At Dartmouth John began a career that he would cherish the rest of his working life. He learned German and at the end of 1940 went straight into active service as a sixteen year old mid-shipman.
Rewarding his service in Naval Intelligence the country honoured him with a military MBE .
Harvey-Jones then spent several years in MI6, the British secret service branch, this being the most mysterious period in his career. It is an open secret that even as chairman of ICI he never dared to visit the Soviet Union.
His popularity mushroomed with the production of a commercial TV series aptly called “Troubleshooter” the perfect conduit for communicating his ideas about business to a television audience of millions. It also won him a Bafta award.

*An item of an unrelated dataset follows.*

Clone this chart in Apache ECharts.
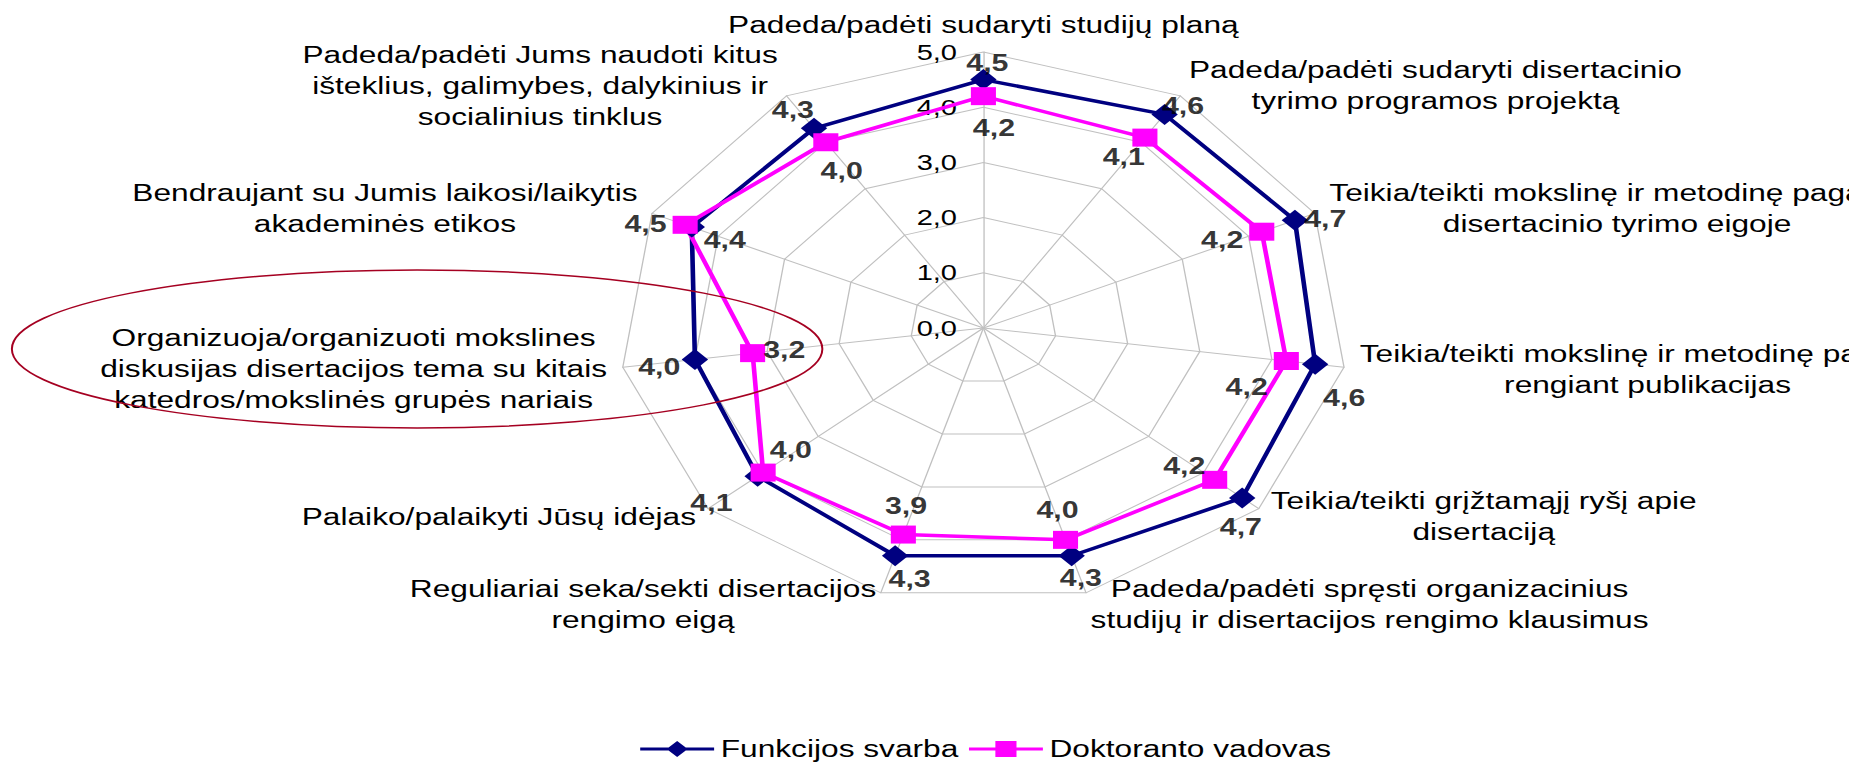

This was a popular BBC TV series in which he advised struggling businesses.
The series would film him visiting in his flamboyant style ailing companies, observing their practices, looking at their books and interrogating directors .
The interesting final part of the programme reveals in real-life scenario the turnaround based on his recommendations. During his visits to such companies Sir John would outline proposals, often drastic in nature, that management needed to implement in order to turn their businesses around.
Troubleshooter series, first broadcast in 1990, made him, according to one newspaper, the most famous industrialist of the post-war period.
Sir John became the acceptable face of capitalism through his pragmatic TV programme. Back to Malta, I don’t regret one moment my efforts to generate interest amongst local marketeers to reach out to ailing companies and try produce a documentary series that would be of a high educative standard. Naturally we can host a local business leader of Sir John’s stature.
I augur that either FOI , MCAST or GRTU will join forces and revisit the idea of sponsoring a “Troubleshooter “ style series to commemorate Sir John ‘s legacy and improve competitiveness in industry.